La crítica a la idea de Progreso nos conduce por sendas peligrosas franqueadas por abismos ideológicos. Desde el punto de vista filosófico, la demolición del materialismo progresista no implica un retorno a la dualidad espíritu-materia o un puente tendido al nihilismo. Tampoco el rechazo de una historia teleológica significa necesariamente el rechazo de la historia. La negación de una ética científica no llega a la impugnación de la ciencia como tal, ni la inanidad del sistema educativo excluye la instrucción. Simplemente, la constatación de que la historia no tiene un plan ni esconde una meta, de que las leyes históricas no son tales puesto que la historia de la humanidad es un proceso de consumación más que de devenir; de que el conocimiento científico no sirve por si sólo como faro social y de que la transmisión de la experiencia generacional no funciona a través de aparatos educacionales. Hemos afirmado que las contradicciones sociales derivan en último extremo de las contradicciones entre la sociedad y la naturaleza desveladas por la historia. Pero somos hijos de la Razón ilustrada, no del Bhágavad-Guitá o del Paleolítico Inferior, por lo que creemos que las contradicciones no se resuelven elevando la naturaleza a principio máximo, ni se conjuran con la ayuda del Cielo o de las sagradas escrituras, propiciando una vuelta religiosa a la naturaleza o al pasado. Tales buenas intenciones no mitigan la crisis del pensamiento racional ni la crisis del mundo, antes bien nutren ideologías irracionales y movimientos fundamentalistas que ahondan dicha crisis. La crítica de la idea de Progreso no es una revuelta contra la Razón ni contra la formación intelectual y el saber, y ni mucho menos contra la civilización en general; es una crítica de su degradación y eclipse. No apela a la Trascendencia, a una Nueva Ciencia o a la Tradición, sino al pensamiento libre de cadenas que subvirtiendo las bases ideológicas del sistema, lleva a los seres humanos a una unión racional y a la armonía con la naturaleza.

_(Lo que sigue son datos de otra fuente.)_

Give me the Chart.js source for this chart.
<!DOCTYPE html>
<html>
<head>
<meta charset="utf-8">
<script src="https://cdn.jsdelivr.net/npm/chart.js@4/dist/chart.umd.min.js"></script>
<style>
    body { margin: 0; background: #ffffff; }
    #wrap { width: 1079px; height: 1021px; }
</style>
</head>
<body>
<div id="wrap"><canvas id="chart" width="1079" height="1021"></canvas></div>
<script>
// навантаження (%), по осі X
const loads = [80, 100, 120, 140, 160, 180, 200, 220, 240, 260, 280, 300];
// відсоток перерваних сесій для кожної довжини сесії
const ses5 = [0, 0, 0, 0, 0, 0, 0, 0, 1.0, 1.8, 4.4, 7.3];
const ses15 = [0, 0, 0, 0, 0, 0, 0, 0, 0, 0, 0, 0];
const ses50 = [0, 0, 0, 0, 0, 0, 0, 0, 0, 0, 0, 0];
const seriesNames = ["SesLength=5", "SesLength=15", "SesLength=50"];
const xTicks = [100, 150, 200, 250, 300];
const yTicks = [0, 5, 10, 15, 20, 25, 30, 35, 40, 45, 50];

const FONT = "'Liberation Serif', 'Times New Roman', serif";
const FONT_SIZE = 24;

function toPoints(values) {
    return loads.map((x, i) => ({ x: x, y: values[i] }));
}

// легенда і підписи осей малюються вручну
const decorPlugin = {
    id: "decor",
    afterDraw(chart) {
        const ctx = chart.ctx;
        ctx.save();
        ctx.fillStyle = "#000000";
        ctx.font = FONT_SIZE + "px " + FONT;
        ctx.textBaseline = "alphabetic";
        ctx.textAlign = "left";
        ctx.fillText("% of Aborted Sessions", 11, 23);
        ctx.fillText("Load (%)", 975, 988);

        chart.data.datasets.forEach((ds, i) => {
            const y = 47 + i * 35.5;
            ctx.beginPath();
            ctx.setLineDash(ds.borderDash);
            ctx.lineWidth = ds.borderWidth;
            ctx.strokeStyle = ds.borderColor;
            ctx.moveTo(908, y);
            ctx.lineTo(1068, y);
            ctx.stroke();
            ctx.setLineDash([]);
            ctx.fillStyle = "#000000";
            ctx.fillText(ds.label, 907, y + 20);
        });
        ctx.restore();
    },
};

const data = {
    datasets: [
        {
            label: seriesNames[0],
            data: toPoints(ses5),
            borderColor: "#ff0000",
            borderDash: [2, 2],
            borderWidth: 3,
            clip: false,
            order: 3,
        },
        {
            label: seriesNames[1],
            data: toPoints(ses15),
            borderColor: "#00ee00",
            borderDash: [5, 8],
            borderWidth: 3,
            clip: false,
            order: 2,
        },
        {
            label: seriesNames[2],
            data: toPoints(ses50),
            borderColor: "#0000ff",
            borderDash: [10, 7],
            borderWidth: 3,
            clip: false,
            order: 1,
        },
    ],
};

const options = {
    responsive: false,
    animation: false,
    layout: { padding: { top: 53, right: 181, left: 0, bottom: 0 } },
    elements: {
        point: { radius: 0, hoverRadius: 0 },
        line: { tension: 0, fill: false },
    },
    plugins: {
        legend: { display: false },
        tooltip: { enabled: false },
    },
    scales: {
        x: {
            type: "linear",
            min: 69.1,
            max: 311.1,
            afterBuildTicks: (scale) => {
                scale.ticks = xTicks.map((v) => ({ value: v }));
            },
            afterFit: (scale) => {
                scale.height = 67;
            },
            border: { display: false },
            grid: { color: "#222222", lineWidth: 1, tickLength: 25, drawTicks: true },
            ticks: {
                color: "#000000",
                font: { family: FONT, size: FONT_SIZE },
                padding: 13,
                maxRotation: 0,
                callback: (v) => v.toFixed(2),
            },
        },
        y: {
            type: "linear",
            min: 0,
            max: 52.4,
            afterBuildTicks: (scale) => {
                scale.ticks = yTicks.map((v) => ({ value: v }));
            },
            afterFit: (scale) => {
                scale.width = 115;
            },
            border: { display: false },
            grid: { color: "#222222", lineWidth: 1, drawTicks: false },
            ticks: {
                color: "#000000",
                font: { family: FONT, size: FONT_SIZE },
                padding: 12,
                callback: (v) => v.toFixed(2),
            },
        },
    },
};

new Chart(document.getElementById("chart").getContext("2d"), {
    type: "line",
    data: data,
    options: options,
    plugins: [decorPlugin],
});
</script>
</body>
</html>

No somos sólo hijos de la Ilustración; también lo somos del Romanticismo, de su voluntad de verdad, de belleza y de acción, y de su búsqueda de espiritualidad y de misterio. Nos levantamos en nombre de la Razón y la lógica, sí, pero asimismo en nombre de la emoción, la pasión y el deseo. Si bien el hombre que quiere ser libre no intenta cambiar de mitos sino ir a la raíz de las cosas, tampoco renuncia a “reencantar” el mundo en desacuerdo absoluto con la clase dominante. El reencantamiento es una concienciación ligada a los esfuerzos revolucionarios ante la lamentable marcha del progreso capitalista, que cuantifica, mecaniza y destruye la vida. Es un reencuentro entre lo racional y aquello que los surrealistas tildaban de maravilloso. En la revolución y en la poesía, que viene a ser lo mismo, está el camino hacía una civilización alternativa. Es la única manera que la humanidad tiene de crecer y de convertirse en lo que potencialmente es. El nuevo punto de partida no se halla en una burocratización de la naturaleza equiparable con la de la sociedad, sino en una reconciliación desburocratizada entre ambas. La reconciliación cuestiona de entrada las condiciones actuales que se oponen a ella, como son la industrialización, el estatismo, el desarrollo económico y el progreso. Por lo tanto su programa ha de ser desurbanizador, anti-industrial, antipolítico y antiprogresista; ella ha de promover nuevos valores, nuevos modos de vida, nuevas maneras de acción social… La naturaleza y la sociedad han de encontrar su equilibrio, pero para ello tienen que ser salvadas de los burócratas, de los expertos, de los inversores y de los ideólogos redentores. La única manera de lograr la armonía entre ambas es no cediendo, ni en la teoría ni en la práctica, a la lógica de la dominación. Solamente una sociedad que sea dueña consciente de su propia historia podrá manumitir a la naturaleza esclava del progreso. Pero esto no es un presupuesto eternamente posible: gracias a la tecnociencia, la dominación está fabricando un mundo literalmente inhabitable y como señala Walter Benjamin en Dirección Única, si los dirigentes no son derrocados “antes de un momento casi calculado de la evolución técnica y científica, todo se habrá perdido. Es preciso cortar la mecha que arde antes que la chispa acabe con la dinamita.” 

La revolución necesaria no se desprende de una mera contradicción entre las masas consumidoras y la financiación del consumismo, sino de la reacción decidida contra un progreso que conduce irremediablemente a la catástrofe.